The most commercially useful event metrics are cost per qualified lead, pipeline influenced at 90 days, attendee-to-meeting conversion rate, and, for customer events, net revenue retention among attendee cohorts. Attendance and impressions are useful as denominators for calculating unit economics, but they are not performance metrics on their own.
How do you calculate ROI for event marketing?
A workable approach is to divide the total cost of the event by the pipeline value influenced by attendees over the following 90 days, or 6 to 12 months for longer sales cycles. Pipeline influenced is a more honest measure than pipeline generated, because it acknowledges that events are typically one of several touchpoints in a buying experience rather than the sole source of a deal.

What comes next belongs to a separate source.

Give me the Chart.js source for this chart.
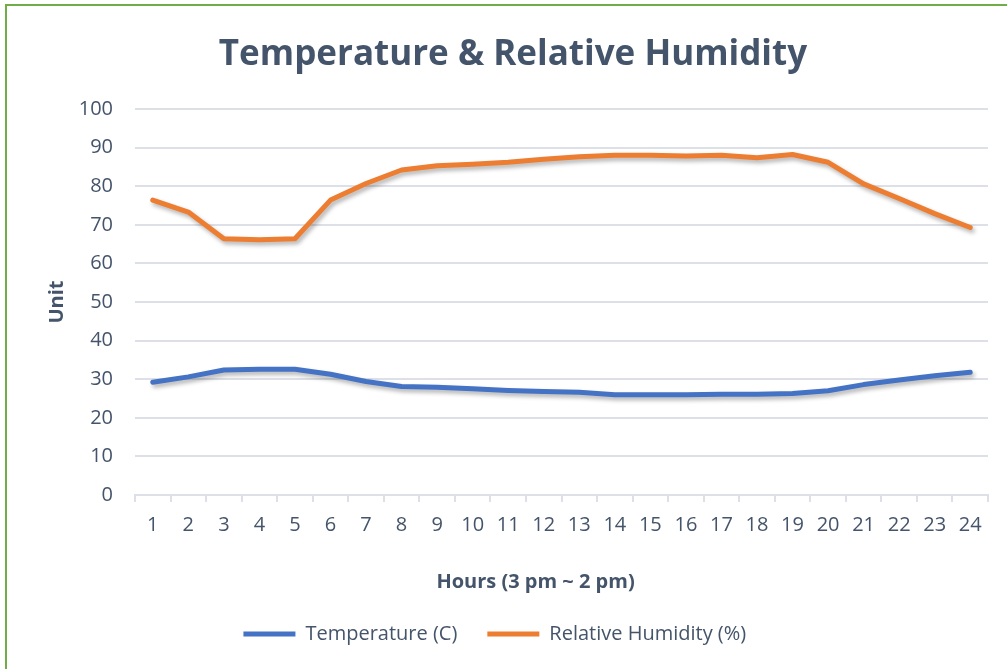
<!DOCTYPE html>
<html>
<head>
<meta charset="utf-8">
<script src="https://cdn.jsdelivr.net/npm/chart.js@4"></script>
<style>
  html, body { margin: 0; padding: 0; background: #fff; overflow: hidden; }
  #frame {
    position: absolute; left: 5px; top: 4px; width: 1100px; height: 800px;
    border-left: 2px solid #70AD47; border-top: 2px solid #70AD47;
  }
  #wrap { position: absolute; left: 0; top: 0; width: 1007px; height: 669px; }
</style>
</head>
<body>
<div id="frame"></div>
<div id="wrap"><canvas id="myChart"></canvas></div>
<script>
const hours = ["1","2","3","4","5","6","7","8","9","10","11","12","13","14","15","16","17","18","19","20","21","22","23","24"];
const temperature = [29.2,30.6,32.4,32.6,32.6,31.3,29.4,28.1,27.9,27.5,27.1,26.8,26.6,26.0,26.0,26.0,26.1,26.1,26.3,27.0,28.6,29.8,30.9,31.8];
const humidity = [76.4,73.3,66.4,66.1,66.4,76.4,80.7,84.2,85.3,85.7,86.2,87.0,87.6,88.0,88.0,87.8,88.0,87.4,88.2,86.2,80.6,76.8,72.9,69.3];
const yTicks = [0,10,20,30,40,50,60,70,80,90,100];

var textColor = "#44546A";
var gridColor = "#DDE1E7";
// trailing blanks nudge centred texts to the left, as in the original
var nudge = function(n) { return "\u00a0".repeat(n); };

// soft drop shadow under the lines, like the office chart
const lineShadow = {
  id: "lineShadow",
  beforeDatasetsDraw(chart) {
    const ctx = chart.ctx;
    ctx.save();
    ctx.shadowColor = "rgba(0,0,0,0.30)";
    ctx.shadowBlur = 4;
    ctx.shadowOffsetX = 2;
    ctx.shadowOffsetY = 3;
  },
  afterDatasetsDraw(chart) {
    chart.ctx.restore();
  }
};

Chart.defaults.font.family = "'Open Sans', sans-serif";
Chart.defaults.color = textColor;

new Chart("myChart", {
  type: "line",
  data: {
    labels: hours,
    datasets: [{
      label: "Temperature (C)",
      data: temperature,
      borderColor: "#4472C4",
      backgroundColor: "#4472C4",
      borderWidth: 5,
      borderCapStyle: "round",
      borderJoinStyle: "round",
      pointRadius: 0,
      tension: 0,
      fill: false
    }, {
      label: "Relative Humidity (%)",
      data: humidity,
      borderColor: "#ED7D31",
      backgroundColor: "#ED7D31",
      borderWidth: 5,
      borderCapStyle: "round",
      borderJoinStyle: "round",
      pointRadius: 0,
      tension: 0,
      fill: false
    }]
  },
  options: {
    responsive: true,
    maintainAspectRatio: false,
    animation: false,
    layout: { padding: { left: 38, right: 19, top: 0, bottom: 15 } },
    plugins: {
      title: {
        display: true,
        text: "Temperature & Relative Humidity",
        color: textColor,
        font: { size: 35, weight: "bold" },
        padding: { top: 34, bottom: 33 }
      },
      legend: {
        position: "bottom",
        labels: {
          usePointStyle: true,
          pointStyle: "line",
          pointStyleWidth: 52,
          boxHeight: 20,
          color: textColor,
          font: { size: 20 },
          padding: 30,
          generateLabels(chart) {
            const items = Chart.defaults.plugins.legend.labels.generateLabels(chart);
            items[items.length - 1].text += nudge(7);
            return items;
          }
        }
      },
      tooltip: { enabled: false }
    },
    scales: {
      x: {
        offset: true,
        grid: {
          offset: true,
          drawOnChartArea: false,
          drawTicks: true,
          tickLength: 7,
          color: gridColor,
          lineWidth: 2
        },
        border: { display: true, color: gridColor, width: 2 },
        ticks: { color: textColor, font: { size: 20 }, padding: 11, maxRotation: 0, autoSkip: false },
        title: {
          display: true,
          text: "Hours (3 pm ~ 2 pm)" + nudge(10),
          color: textColor,
          font: { size: 20, weight: "bold" },
          padding: { top: 22, bottom: 0 }
        }
      },
      y: {
        min: 0,
        max: 100,
        afterBuildTicks(axis) {
          axis.ticks = yTicks.map(v => ({ value: v }));
        },
        afterFit(axis) {
          axis.width = 97;
        },
        grid: { color: gridColor, lineWidth: 2, drawTicks: false },
        border: { display: false },
        ticks: { color: textColor, font: { size: 20 }, padding: 22 },
        title: {
          display: true,
          text: "Unit",
          color: textColor,
          font: { size: 20, weight: "bold" },
          padding: { top: 7, bottom: 0 }
        }
      }
    }
  },
  plugins: [lineShadow]
});
</script>
</body>
</html>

What is a good registration-to-attendance rate for events?
For in-person events, a registration-to-attendance rate of 55 to 70 percent is a reasonable benchmark, though this varies significantly by event type, audience, and whether attendance is free or paid. For virtual events, rates tend to be lower, often in the 30 to 50 percent range. What matters more than the absolute figure is tracking your own baseline over time and investigating significant drops.
How should event data be connected to CRM and sales pipeline data?
Attendee data should be imported into your CRM as soon as the event closes, with event participation recorded as a touchpoint against each contact record. From there, you can track which attendees progressed to meetings, opportunities, and closed deals within defined time windows. This connection is what allows you to calculate pipeline influenced and report on commercial outcomes rather than just activity metrics.
Are post-event survey scores a reliable measure of event success?
Post-event survey scores, including NPS, are a reasonable measure of attendee satisfaction but a poor measure of commercial success. Satisfaction and buying intent are not the same thing. A highly rated event that generates no qualified pipeline has not delivered business value. Survey scores are worth collecting for content and format improvement purposes, but they should not be the primary metric in an event ROI report.